> [Exercise directions]: Select each line where the word "code" appears.

--- begin Records shown ---

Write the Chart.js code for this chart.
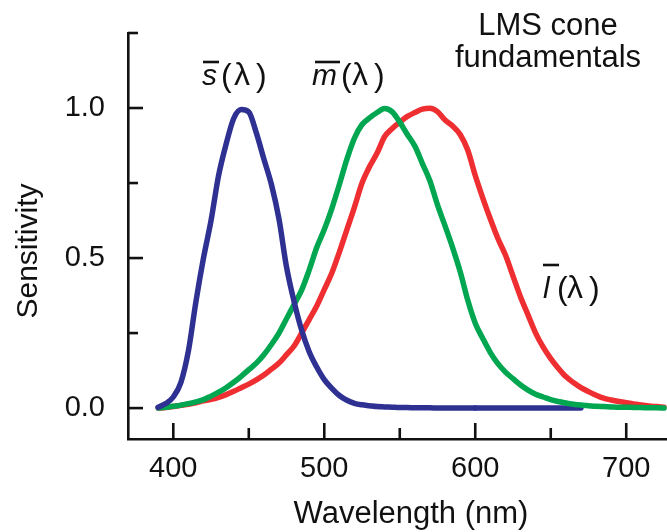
<!DOCTYPE html>
<html><head><meta charset="utf-8">
<script src="https://cdn.jsdelivr.net/npm/chart.js@4.4.0/dist/chart.umd.min.js"></script>
<style>html,body{margin:0;padding:0;background:#fff;overflow:hidden}</style>
</head><body>
<canvas id="c" width="667" height="532"></canvas>
<script>
// ---- data ----
const wavelengths = [390,395,400,405,410,415,420,425,430,435,440,445,450,455,460,465,470,475,480,485,490,495,500,505,510,515,520,525,530,535,540,545,550,555,560,565,570,575,580,585,590,595,600,605,610,615,620,625,630,635,640,645,650,655,660,665,670,675,680,685,690,695,700,705,710,715,720,725];
const sCone = [0.003,0.015,0.037,0.085,0.19,0.355,0.50,0.625,0.775,0.88,0.965,0.995,0.987,0.917,0.83,0.745,0.63,0.47,0.355,0.26,0.188,0.137,0.095,0.066,0.042,0.026,0.016,0.011,0.008,0.005,0.004,0.003,0.002,0.002,0.001,0.001,0.001,0,0,0,0,0,0,0,0,0,0,0,0,0,0,0,0,0,0,0,0,null,null,null,null,null,null,null,null,null,null,null];
const mCone = [0,0.003,0.006,0.01,0.015,0.021,0.028,0.04,0.053,0.068,0.086,0.106,0.128,0.15,0.178,0.212,0.25,0.298,0.345,0.393,0.46,0.535,0.595,0.665,0.745,0.83,0.9,0.945,0.967,0.985,0.998,0.987,0.953,0.912,0.873,0.815,0.757,0.677,0.607,0.535,0.455,0.36,0.283,0.232,0.185,0.148,0.12,0.098,0.077,0.06,0.046,0.037,0.028,0.022,0.017,0.013,0.01,0.008,0.006,0.005,0.004,0.003,0.003,0.002,0.002,0.001,0.001,0];
const lCone = [0,0.002,0.005,0.009,0.013,0.018,0.024,0.029,0.036,0.045,0.056,0.068,0.08,0.094,0.11,0.13,0.15,0.178,0.207,0.25,0.295,0.34,0.395,0.45,0.52,0.595,0.67,0.75,0.805,0.85,0.905,0.932,0.953,0.972,0.985,0.996,0.999,0.988,0.96,0.94,0.912,0.86,0.775,0.70,0.63,0.565,0.51,0.44,0.37,0.31,0.25,0.203,0.165,0.133,0.105,0.085,0.068,0.055,0.043,0.033,0.027,0.022,0.018,0.014,0.01,0.007,0.005,0.003];
const xTickValues = [400,450,500,550,600,650,700];
const xTickLabels = ['400','','500','','600','','700'];
const yTickValues = [0,0.25,0.5,0.75,1.0,1.25];
const yTickLabels = ['0.0','','0.5','','1.0',''];
const titleLines = ['LMS cone','fundamentals'];
const xTitle = 'Wavelength (nm)';
const yTitle = 'Sensitivity';
const sSplit = 600; // s curve: the part beyond this wavelength lies under the other curves

const FONT = '"Liberation Sans", Arial, Helvetica, sans-serif';
const INK = '#111';
const toXY = (arr, lo, hi) => wavelengths.map((w,i)=>({x:w,y:arr[i]})).filter(p => p.x >= lo && p.x <= hi);

const decor = {
  id:'decor',
  afterDraw(chart){
    const ctx = chart.ctx, xs = chart.scales.x, ys = chart.scales.y;
    const left = chart.chartArea.left, bottom = chart.chartArea.bottom;
    ctx.save();
    ctx.strokeStyle = INK; ctx.lineWidth = 2.6; ctx.lineCap = 'butt';
    yTickValues.forEach((v,i)=>{
      const py = ys.getPixelForValue(v), len = yTickLabels[i] ? 15 : 10;
      ctx.beginPath(); ctx.moveTo(left, py); ctx.lineTo(left+len, py); ctx.stroke();
    });
    xTickValues.forEach((v,i)=>{
      const px = xs.getPixelForValue(v), len = xTickLabels[i] ? 16 : 11;
      ctx.beginPath(); ctx.moveTo(px, bottom); ctx.lineTo(px, bottom-len); ctx.stroke();
    });
    ctx.fillStyle = INK;
    ctx.font = '31px ' + FONT; ctx.textAlign = 'center'; ctx.textBaseline = 'alphabetic';
    ctx.fillText(titleLines[0], 548, 35);
    ctx.fillText(titleLines[1], 548, 67);
    ctx.font = '31px ' + FONT;
    ctx.fillText(xTitle, 411, 523);
    ctx.font = '30px ' + FONT;
    ctx.save(); ctx.translate(37, 251); ctx.rotate(-Math.PI/2);
    ctx.fillText(yTitle, 0, 0); ctx.restore();
    ctx.textAlign = 'left';
    function lab(letter, x, base, oy, ox1, ox2, px, lx, cx){
      ctx.font = 'italic 30px ' + FONT; ctx.fillText(letter, x, base);
      ctx.font = '32px ' + FONT;
      ctx.fillText('(', px, base+1); ctx.fillText('\u03BB', lx, base); ctx.fillText(')', cx, base+1);
      ctx.lineWidth = 2.6; ctx.beginPath(); ctx.moveTo(ox1, oy); ctx.lineTo(ox2, oy); ctx.stroke();
    }
    lab('s', 202, 85, 62, 203, 219, 221, 234, 256);
    lab('m', 312, 85, 62, 315, 340, 341, 352, 374);
    lab('l', 543, 298, 265, 543, 559, 557, 567, 589);
    ctx.restore();
  }
};

const lineStyle = {borderWidth:5.5, tension:0.3, cubicInterpolationMode:'monotone', borderCapStyle:'round', borderJoinStyle:'round', fill:false, pointRadius:0};
new Chart(document.getElementById('c'), {
  type:'line',
  data:{ datasets:[
    Object.assign({label:'s', data: toXY(sCone, 390, sSplit), borderColor:'#2E3192', order:0}, lineStyle),
    Object.assign({label:'m', data: toXY(mCone, 390, 725), borderColor:'#00A650', order:1}, lineStyle),
    Object.assign({label:'l', data: toXY(lCone, 390, 725), borderColor:'#EE2E31', order:2}, lineStyle),
    Object.assign({label:'s tail', data: toXY(sCone, sSplit, 725), borderColor:'#2E3192', order:3}, lineStyle)
  ]},
  options:{
    responsive:false, animation:false, devicePixelRatio:1,
    layout:{padding:{top:33,right:0,left:0,bottom:0}},
    plugins:{legend:{display:false}, tooltip:{enabled:false}},
    scales:{
      x:{type:'linear', min:370, max:727,
        afterFit(s){ s.height = 93; s.paddingLeft = 0; s.paddingRight = 0; },
        afterBuildTicks(s){ s.ticks = xTickValues.map(v=>({value:v})); },
        grid:{display:false, drawTicks:false},
        border:{display:true, color:INK, width:2.6},
        ticks:{autoSkip:false, maxRotation:0, padding:13, color:INK, font:{family:FONT, size:29},
          callback:(v,i)=> xTickLabels[i] || null}
      },
      y:{type:'linear', min:-0.103, max:1.25,
        afterFit(s){ s.width = 128; s.paddingTop = 0; s.paddingBottom = 0; },
        afterBuildTicks(s){ s.ticks = yTickValues.map(v=>({value:v})); },
        grid:{display:false, drawTicks:false},
        border:{display:true, color:INK, width:2.6},
        ticks:{autoSkip:false, padding:23, color:INK, font:{family:FONT, size:29},
          callback:(v,i)=> yTickLabels[i] || null}
      }
    }
  },
  plugins:[decor]
});
</script>
</body></html>
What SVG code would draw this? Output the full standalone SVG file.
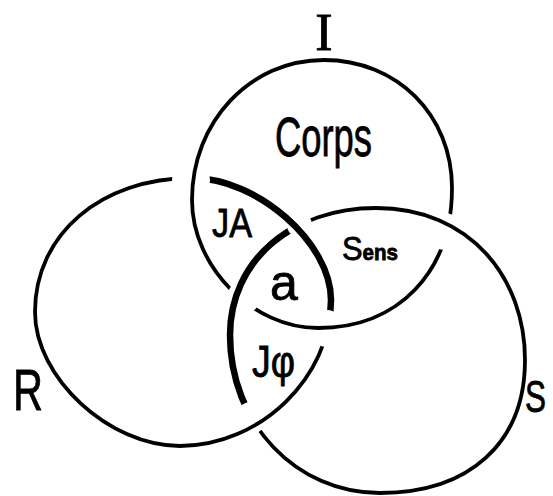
<svg xmlns="http://www.w3.org/2000/svg" width="553" height="496" viewBox="0 0 553 496">
<style>
.ring{fill:none;stroke:#000;stroke-linejoin:round}
.thin{stroke-width:3.8}
.thick{stroke-width:6.5}
.t{font-family:"Liberation Sans",Arial,sans-serif;fill:#000;stroke:#000;stroke-width:0.8}
.serif{font-family:"Liberation Serif","Times New Roman",serif;fill:#000;stroke:#000;stroke-width:0.8}
</style>
<defs>
<path id="pI" d="M324,60 C397,60 452,115 452,188 C452,272 398.4,328 318,328 C252.5,328 192,266.6 192,200 C192,121.6 250.1,60 324,60 Z"/>
<path id="pR" d="M192,178 C257.3,178 331,242.7 331,300 C331,377.4 260,446 180,446 C109,446 35,377.7 35,312 C35,234.3 100.9,178 192,178 Z"/>
<path id="pS" d="M376,208 C470,208 525,278 525,360 C525,442.5 469.9,493 380,493 C296,493 230,423.5 230,335 C230,261.3 291.3,208 376,208 Z"/>
<mask id="mI" maskUnits="userSpaceOnUse" x="0" y="0" width="553" height="496">
<rect width="553" height="496" fill="#fff"/>
<circle cx="243.5" cy="297.5" r="16.5" fill="#000"/>
<circle cx="444.5" cy="231.5" r="18.5" fill="#000"/>
</mask>
<mask id="mR" maskUnits="userSpaceOnUse" x="0" y="0" width="553" height="496">
<rect width="553" height="496" fill="#fff"/>
<circle cx="191" cy="180" r="19" fill="#000"/>
<circle cx="326.5" cy="328.5" r="18.5" fill="#000"/>
</mask>
<mask id="mS" maskUnits="userSpaceOnUse" x="0" y="0" width="553" height="496">
<rect width="553" height="496" fill="#fff"/>
<circle cx="299.5" cy="225" r="12.5" fill="#000"/>
<circle cx="251" cy="418" r="16" fill="#000"/>
</mask>
<clipPath id="cR"><rect x="193" y="0" width="360" height="329"/></clipPath>
<clipPath id="cS"><rect x="0" y="0" width="300" height="418"/></clipPath>
</defs>
<rect width="553" height="496" fill="#fff"/>
<g id="ring-I" mask="url(#mI)">
<use href="#pI" class="ring thin"/>
</g>
<g id="ring-R" mask="url(#mR)">
<use href="#pR" class="ring thin"/>
<use href="#pR" class="ring thick" clip-path="url(#cR)"/>
</g>
<g id="ring-S" mask="url(#mS)">
<use href="#pS" class="ring thin"/>
<use href="#pS" class="ring thick" clip-path="url(#cS)"/>
</g>
<g id="label-I"><text class="serif" x="324" y="50" font-size="52" text-anchor="middle">I</text></g>
<g id="label-R"><text class="t" x="13" y="410" font-size="58" textLength="30" lengthAdjust="spacingAndGlyphs">R</text></g>
<g id="label-S"><text class="t" x="525" y="412" font-size="44" textLength="21" lengthAdjust="spacingAndGlyphs">S</text></g>
<g id="region-corps"><text class="t" x="275" y="156" font-size="56" textLength="97" lengthAdjust="spacingAndGlyphs">Corps</text></g>
<g id="region-JA"><text class="t" x="212" y="237" font-size="40" textLength="40" lengthAdjust="spacingAndGlyphs">JA</text></g>
<g id="region-sens"><text class="t" x="342" y="260" font-size="33" textLength="56" lengthAdjust="spacingAndGlyphs">S<tspan font-size="22" font-weight="bold">ens</tspan></text></g>
<g id="region-a"><text class="t" x="270" y="300" font-size="50">a</text></g>
<g id="region-Jphi"><text class="t" x="252" y="377" font-size="44" textLength="43" lengthAdjust="spacingAndGlyphs">Jφ</text></g>
</svg>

--- end Records shown ---

> [Correct output]:
Write the Chart.js code for this chart.
What SVG code would draw this? Output the full standalone SVG file.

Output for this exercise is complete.